I just bought this book, and it starts out clean and simple with the convertion ways. i.e. Binary-to-Decimal or Hexadecimal-to-Binary.

Then it discusses registers, flags, segments and offsets. Although the offsets and segments were bad explained.

Then finally we should right-away with programming a simple program in assembly which adds two numbers together. I must say the author did a great job with the examples, and the coding almost explains itself to the reader, so you almost don't have to through-read a section on the "MOV" instruction to understand how he uses it.
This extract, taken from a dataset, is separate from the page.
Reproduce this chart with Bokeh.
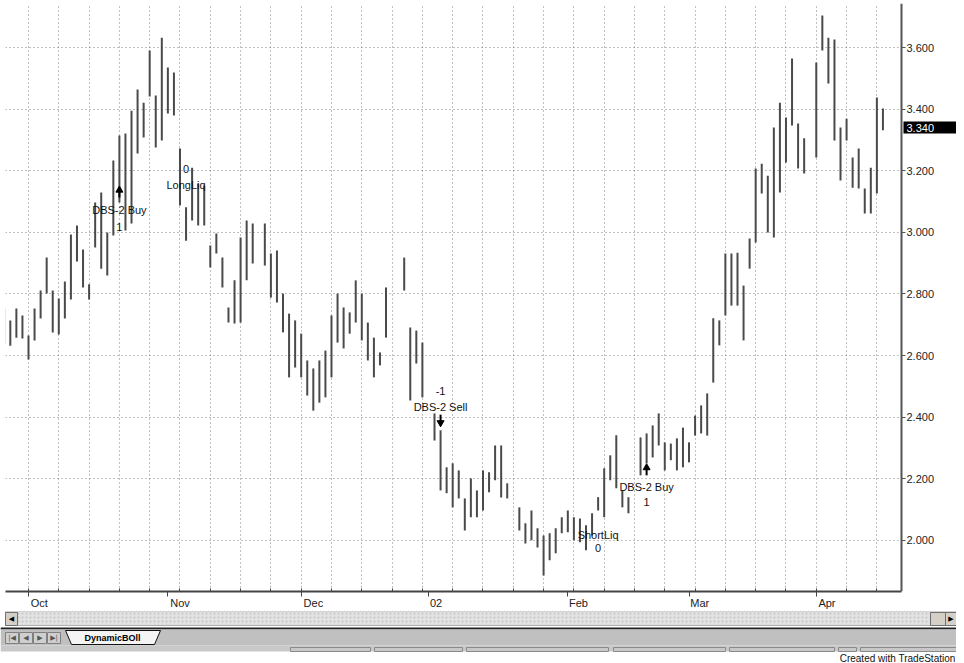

I give it 4/5 stars because: Its a good introduction book, but it uses an header file (IO.h) which I think is not included in other assemblers if you should want a new one. I mean, this book is great for an introduction on the subject and explains everything nicely, but the code you make will indeed be very un-portable to other assemblers.

Nice work.

Very, very nice....4
This is a good book overall. They use colour nicely so that it highlights certain areas of the page and doesn't look over-the-top. It starts right at the basics (representing numbers in binary, computer hardware, etc) and then moves on into actual assembly, the explanations of things (for example 2's complement and related bits) are strange and hard to follow sometimes but that is one of the few things I can fault it on. It has plenty of diagrams, code listings and occasional screenshots to show you what is meant to be going on and tends to explain them well.

If you want to learn assembly then I would suggest at least checking this book out at a store or library and if you like it then get it.